-- START ENTRIES --
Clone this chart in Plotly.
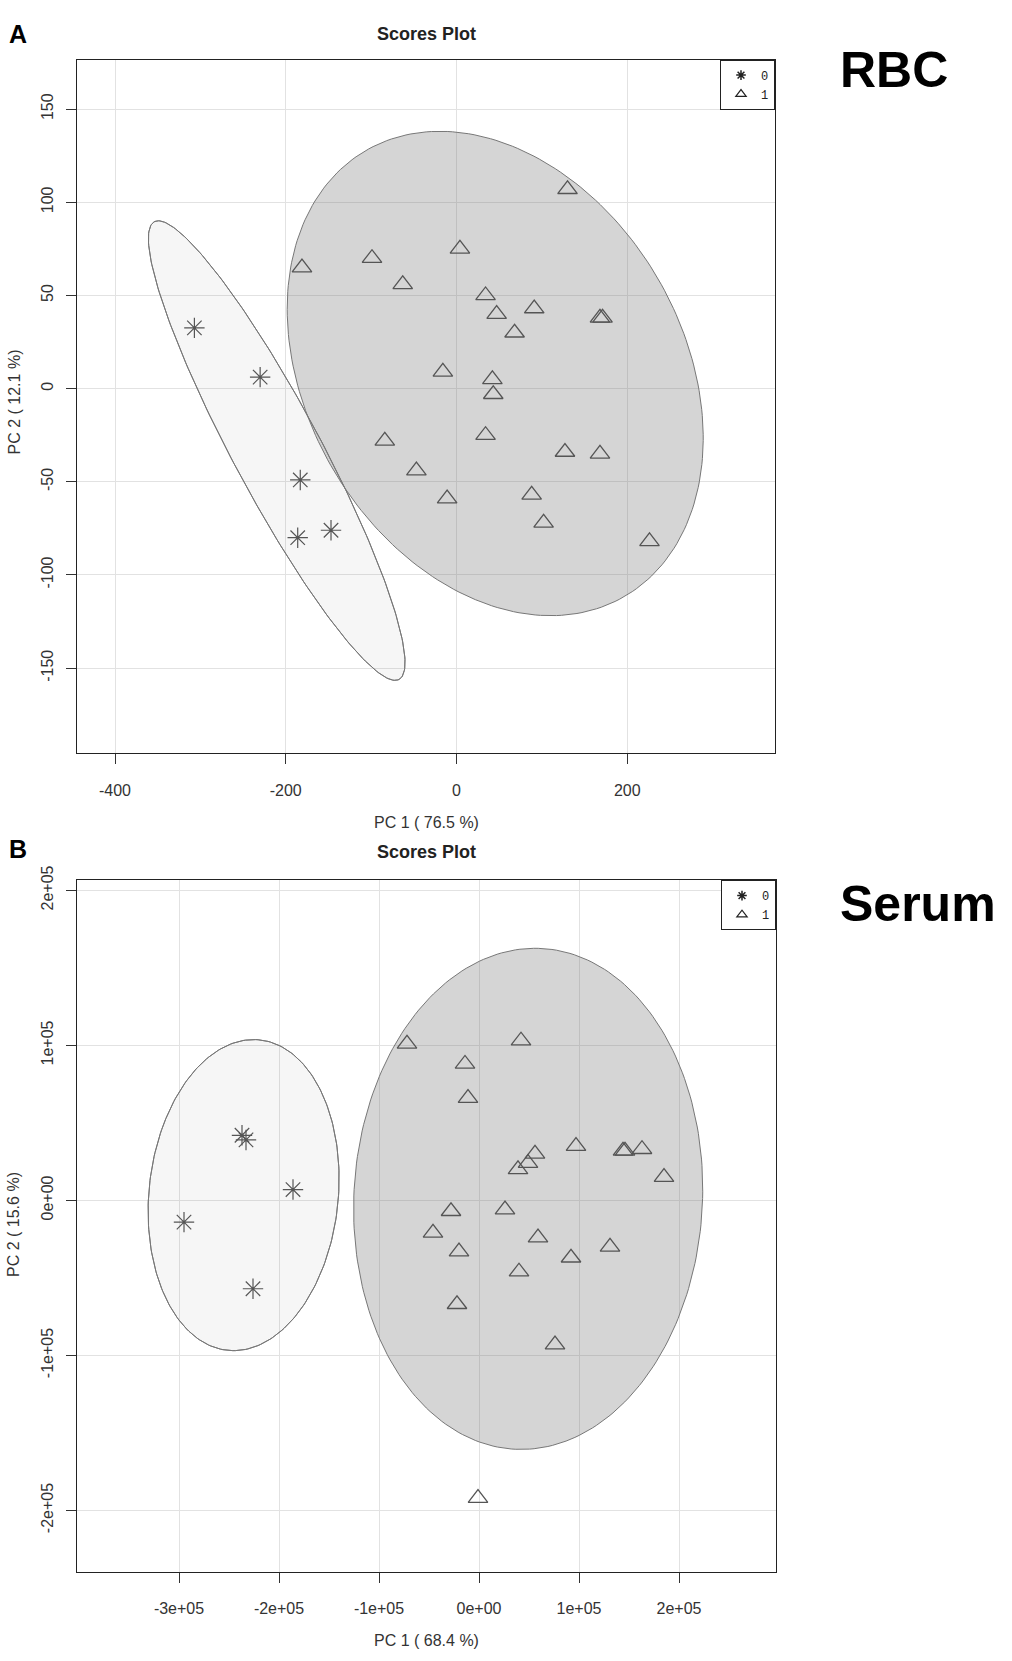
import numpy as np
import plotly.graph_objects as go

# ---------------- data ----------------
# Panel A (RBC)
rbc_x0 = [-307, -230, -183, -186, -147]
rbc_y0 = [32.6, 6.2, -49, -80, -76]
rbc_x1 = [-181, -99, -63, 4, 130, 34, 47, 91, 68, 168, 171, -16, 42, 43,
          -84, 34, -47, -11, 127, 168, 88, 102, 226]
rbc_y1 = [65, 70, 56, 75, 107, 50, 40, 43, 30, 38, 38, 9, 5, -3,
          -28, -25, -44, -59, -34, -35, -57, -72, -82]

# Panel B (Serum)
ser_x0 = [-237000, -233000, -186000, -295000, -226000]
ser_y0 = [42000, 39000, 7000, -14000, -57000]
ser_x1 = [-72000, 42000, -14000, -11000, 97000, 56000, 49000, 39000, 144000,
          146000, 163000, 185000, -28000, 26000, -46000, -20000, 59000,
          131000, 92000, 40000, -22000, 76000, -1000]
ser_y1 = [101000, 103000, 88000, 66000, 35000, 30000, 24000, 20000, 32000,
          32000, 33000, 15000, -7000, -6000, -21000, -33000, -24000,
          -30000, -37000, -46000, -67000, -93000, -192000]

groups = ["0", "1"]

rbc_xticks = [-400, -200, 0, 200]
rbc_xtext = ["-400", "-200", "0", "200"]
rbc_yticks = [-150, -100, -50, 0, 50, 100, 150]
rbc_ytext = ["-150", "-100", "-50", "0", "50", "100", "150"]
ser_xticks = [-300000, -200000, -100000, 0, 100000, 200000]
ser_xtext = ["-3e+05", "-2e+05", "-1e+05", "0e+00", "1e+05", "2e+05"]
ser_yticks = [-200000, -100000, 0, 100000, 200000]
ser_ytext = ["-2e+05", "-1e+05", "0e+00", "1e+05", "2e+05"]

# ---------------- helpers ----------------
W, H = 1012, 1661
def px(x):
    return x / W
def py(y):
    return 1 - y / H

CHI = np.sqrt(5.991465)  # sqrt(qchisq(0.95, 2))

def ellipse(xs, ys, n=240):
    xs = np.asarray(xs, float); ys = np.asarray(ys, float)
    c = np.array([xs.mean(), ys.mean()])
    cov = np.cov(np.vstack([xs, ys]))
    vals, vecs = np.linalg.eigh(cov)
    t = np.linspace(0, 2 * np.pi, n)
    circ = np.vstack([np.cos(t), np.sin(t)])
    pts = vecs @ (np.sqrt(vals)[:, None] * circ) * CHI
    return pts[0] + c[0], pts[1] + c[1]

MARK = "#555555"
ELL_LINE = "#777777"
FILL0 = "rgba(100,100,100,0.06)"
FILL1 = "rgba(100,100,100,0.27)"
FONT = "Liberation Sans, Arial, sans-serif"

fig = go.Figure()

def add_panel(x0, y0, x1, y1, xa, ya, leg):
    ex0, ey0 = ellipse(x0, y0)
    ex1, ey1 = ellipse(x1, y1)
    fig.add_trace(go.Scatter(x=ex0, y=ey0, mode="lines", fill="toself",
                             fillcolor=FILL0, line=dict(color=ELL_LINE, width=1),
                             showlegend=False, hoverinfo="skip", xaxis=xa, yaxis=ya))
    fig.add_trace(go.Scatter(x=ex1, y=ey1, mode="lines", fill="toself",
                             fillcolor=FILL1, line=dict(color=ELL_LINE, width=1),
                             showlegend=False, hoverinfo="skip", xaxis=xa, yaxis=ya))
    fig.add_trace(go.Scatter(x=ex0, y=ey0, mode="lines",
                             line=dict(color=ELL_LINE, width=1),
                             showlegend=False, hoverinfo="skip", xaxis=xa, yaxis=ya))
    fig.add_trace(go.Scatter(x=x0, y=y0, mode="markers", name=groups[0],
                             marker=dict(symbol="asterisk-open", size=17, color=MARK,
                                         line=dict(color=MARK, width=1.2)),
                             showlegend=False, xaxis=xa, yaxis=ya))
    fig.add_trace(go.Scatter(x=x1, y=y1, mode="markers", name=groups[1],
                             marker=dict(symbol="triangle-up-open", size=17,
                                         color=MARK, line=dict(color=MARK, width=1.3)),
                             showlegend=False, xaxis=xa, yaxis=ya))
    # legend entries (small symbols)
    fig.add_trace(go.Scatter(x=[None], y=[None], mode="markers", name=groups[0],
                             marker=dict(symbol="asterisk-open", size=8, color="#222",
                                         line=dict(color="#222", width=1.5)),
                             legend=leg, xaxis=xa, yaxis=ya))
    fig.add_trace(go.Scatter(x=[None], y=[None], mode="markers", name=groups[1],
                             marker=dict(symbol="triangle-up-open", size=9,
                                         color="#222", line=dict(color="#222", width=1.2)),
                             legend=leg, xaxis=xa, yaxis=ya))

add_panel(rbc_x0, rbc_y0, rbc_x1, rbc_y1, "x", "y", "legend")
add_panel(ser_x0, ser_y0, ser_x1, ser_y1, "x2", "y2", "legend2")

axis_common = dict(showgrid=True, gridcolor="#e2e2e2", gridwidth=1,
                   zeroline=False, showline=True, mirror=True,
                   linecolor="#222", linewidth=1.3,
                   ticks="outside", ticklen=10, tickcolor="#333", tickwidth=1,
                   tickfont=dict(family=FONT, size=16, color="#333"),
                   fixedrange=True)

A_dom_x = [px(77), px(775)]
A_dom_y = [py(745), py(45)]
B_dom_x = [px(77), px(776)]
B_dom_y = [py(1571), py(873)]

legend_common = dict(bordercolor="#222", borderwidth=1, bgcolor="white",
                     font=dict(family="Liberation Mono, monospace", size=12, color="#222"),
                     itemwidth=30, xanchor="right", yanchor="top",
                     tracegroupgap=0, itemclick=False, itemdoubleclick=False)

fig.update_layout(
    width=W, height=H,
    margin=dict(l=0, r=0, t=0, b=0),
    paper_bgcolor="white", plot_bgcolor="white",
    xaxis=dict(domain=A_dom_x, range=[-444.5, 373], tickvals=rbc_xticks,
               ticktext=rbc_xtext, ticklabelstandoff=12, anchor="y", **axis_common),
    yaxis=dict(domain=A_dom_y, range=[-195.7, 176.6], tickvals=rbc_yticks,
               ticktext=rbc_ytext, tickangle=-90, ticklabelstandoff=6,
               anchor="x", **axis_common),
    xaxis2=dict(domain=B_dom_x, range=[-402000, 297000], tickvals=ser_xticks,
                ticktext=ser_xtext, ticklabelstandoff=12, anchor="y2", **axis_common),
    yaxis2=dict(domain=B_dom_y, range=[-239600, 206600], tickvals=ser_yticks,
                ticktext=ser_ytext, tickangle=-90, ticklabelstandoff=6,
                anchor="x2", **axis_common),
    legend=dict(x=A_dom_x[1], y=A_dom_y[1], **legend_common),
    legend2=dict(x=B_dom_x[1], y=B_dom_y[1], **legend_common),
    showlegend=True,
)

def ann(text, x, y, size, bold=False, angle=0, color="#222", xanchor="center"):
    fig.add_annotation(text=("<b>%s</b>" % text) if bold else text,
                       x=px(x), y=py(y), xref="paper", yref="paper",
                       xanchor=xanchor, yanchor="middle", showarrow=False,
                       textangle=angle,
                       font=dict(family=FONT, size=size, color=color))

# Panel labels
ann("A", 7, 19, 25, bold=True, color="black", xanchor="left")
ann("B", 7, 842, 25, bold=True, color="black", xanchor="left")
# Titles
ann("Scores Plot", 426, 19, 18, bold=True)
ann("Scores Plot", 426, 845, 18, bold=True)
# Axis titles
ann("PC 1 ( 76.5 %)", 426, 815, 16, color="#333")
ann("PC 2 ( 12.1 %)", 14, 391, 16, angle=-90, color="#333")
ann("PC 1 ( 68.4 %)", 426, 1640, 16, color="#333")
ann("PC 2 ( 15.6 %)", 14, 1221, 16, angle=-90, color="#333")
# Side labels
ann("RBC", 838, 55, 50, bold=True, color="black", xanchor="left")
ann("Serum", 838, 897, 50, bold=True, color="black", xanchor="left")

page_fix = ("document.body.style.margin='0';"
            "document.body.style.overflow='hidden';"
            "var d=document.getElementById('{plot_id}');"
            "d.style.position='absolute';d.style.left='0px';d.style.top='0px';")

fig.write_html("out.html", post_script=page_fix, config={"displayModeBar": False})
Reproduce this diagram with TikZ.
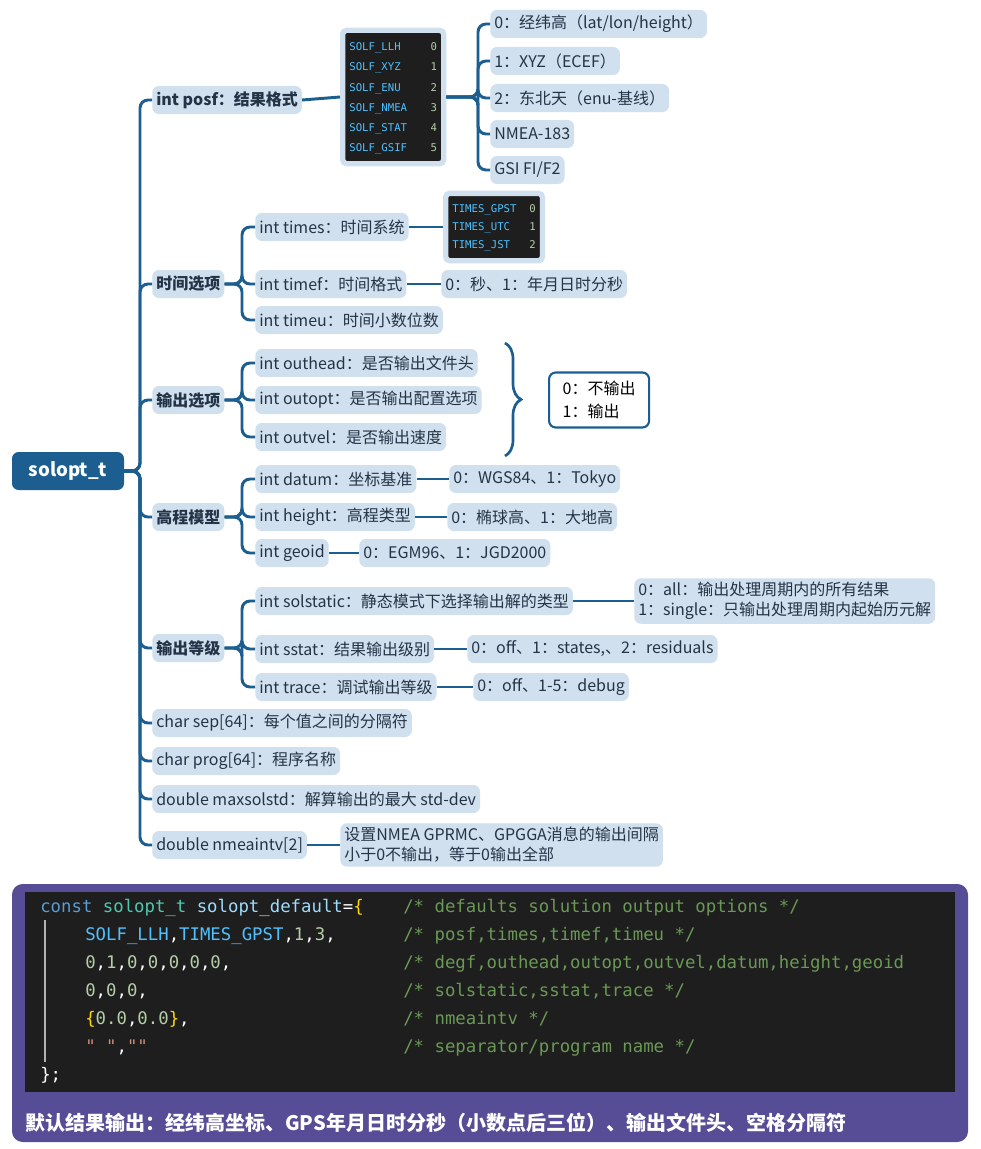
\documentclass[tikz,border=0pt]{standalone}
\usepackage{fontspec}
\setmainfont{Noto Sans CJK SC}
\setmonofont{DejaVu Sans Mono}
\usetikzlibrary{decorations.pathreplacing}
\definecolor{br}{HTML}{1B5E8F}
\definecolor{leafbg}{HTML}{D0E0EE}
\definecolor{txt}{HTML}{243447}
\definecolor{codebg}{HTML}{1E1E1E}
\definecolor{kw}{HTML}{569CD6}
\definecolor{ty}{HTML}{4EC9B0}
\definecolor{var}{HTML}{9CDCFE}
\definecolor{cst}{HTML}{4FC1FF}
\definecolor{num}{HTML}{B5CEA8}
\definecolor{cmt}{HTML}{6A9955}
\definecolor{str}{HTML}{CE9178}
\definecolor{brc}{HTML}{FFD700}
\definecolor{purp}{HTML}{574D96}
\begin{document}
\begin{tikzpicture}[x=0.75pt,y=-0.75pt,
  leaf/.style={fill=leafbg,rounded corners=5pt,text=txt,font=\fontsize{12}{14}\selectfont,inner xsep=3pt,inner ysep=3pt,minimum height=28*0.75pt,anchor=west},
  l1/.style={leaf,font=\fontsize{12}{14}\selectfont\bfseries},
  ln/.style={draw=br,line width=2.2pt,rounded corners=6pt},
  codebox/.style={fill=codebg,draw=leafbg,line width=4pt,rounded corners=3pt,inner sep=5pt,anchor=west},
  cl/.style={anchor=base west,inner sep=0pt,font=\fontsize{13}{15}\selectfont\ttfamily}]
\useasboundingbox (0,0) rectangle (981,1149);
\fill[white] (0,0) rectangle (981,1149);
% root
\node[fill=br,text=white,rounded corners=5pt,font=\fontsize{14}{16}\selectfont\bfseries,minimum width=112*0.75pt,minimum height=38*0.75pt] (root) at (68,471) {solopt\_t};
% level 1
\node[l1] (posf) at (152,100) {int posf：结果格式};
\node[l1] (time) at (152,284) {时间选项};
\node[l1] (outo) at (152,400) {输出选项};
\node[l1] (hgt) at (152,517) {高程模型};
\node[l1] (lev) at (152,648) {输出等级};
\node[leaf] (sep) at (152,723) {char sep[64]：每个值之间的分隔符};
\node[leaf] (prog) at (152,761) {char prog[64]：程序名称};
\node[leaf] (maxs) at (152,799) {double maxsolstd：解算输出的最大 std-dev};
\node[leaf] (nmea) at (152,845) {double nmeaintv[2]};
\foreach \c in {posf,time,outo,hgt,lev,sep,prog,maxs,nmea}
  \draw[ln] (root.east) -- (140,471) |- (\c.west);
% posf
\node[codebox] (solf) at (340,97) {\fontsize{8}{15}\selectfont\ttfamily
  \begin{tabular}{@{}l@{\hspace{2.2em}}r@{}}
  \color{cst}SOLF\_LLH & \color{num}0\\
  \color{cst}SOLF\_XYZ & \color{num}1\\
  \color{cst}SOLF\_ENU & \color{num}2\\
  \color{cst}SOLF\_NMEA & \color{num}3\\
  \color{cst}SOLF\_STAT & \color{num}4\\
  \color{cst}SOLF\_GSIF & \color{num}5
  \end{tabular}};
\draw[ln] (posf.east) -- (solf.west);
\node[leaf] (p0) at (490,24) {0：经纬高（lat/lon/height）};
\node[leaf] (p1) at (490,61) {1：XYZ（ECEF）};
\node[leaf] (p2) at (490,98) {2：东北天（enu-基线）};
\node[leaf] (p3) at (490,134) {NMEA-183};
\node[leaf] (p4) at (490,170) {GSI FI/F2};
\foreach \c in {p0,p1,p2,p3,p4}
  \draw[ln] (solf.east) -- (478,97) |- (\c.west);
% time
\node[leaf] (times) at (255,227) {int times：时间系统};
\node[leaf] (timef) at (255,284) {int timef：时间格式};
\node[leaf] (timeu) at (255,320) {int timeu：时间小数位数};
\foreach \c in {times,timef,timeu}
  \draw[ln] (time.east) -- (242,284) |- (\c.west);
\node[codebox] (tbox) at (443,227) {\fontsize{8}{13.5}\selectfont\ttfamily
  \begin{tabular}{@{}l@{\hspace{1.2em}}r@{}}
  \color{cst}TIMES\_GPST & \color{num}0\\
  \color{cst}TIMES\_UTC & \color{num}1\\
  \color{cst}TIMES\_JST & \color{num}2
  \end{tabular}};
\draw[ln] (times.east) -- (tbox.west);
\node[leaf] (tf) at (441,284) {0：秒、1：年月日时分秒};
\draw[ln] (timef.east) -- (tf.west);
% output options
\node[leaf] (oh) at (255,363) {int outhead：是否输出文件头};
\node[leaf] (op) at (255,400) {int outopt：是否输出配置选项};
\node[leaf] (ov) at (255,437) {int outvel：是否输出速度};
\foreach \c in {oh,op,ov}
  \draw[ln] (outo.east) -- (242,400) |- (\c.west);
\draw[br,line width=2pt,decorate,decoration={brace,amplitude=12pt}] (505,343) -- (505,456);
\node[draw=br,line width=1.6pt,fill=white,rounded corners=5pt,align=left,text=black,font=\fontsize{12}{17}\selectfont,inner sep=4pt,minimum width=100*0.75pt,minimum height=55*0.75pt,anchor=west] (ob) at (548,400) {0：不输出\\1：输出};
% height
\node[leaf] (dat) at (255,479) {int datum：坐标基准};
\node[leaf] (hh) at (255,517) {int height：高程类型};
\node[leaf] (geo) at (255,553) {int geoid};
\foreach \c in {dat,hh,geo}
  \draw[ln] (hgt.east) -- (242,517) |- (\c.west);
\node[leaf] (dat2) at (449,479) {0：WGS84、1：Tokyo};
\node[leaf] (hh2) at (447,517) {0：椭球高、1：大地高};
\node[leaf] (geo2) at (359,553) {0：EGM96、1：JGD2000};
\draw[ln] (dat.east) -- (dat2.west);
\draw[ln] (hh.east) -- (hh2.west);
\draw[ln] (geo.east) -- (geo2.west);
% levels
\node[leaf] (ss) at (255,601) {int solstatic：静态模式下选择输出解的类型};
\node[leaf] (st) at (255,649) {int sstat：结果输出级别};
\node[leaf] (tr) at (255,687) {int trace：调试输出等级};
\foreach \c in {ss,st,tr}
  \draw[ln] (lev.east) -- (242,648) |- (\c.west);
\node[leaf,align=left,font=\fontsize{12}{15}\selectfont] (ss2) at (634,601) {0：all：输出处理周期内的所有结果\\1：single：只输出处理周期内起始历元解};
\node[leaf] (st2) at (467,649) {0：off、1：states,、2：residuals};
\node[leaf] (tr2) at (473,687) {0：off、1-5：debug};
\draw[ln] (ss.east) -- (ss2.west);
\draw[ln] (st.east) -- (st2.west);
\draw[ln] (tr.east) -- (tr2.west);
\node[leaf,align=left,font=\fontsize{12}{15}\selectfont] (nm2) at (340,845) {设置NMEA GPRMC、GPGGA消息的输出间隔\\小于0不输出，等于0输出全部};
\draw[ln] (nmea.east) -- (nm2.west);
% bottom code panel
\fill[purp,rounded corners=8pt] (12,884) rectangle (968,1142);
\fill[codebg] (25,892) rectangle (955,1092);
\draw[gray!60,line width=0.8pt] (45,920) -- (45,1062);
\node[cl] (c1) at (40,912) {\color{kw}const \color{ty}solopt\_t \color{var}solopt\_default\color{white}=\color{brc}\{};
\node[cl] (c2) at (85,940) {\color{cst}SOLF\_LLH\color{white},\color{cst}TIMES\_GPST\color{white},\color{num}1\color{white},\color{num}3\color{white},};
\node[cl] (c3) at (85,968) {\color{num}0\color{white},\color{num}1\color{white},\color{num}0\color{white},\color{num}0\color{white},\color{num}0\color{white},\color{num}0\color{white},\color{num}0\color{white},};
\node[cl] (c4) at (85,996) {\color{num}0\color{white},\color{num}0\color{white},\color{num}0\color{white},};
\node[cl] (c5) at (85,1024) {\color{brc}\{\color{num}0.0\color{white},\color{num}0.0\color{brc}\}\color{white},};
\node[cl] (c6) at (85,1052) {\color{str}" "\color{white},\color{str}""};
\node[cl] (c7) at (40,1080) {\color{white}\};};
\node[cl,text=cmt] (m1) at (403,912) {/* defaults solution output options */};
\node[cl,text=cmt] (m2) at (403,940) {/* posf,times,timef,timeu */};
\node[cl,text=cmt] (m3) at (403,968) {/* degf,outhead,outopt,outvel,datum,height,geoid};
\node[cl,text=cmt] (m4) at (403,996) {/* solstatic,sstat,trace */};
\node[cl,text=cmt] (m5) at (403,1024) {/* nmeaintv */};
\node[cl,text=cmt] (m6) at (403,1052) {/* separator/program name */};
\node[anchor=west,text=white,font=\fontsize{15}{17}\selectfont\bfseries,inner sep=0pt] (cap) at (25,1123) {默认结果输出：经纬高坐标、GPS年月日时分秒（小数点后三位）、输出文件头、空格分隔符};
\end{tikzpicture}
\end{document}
-- END ENTRIES --
[TASK GOAL]
Pictures are excluded: retype only the lines from the beginning of the listing above through the line with "import plotly.graph_objects as go", both included.

[TASK OUTPUT]
Clone this chart in Plotly.
import numpy as np
import plotly.graph_objects as go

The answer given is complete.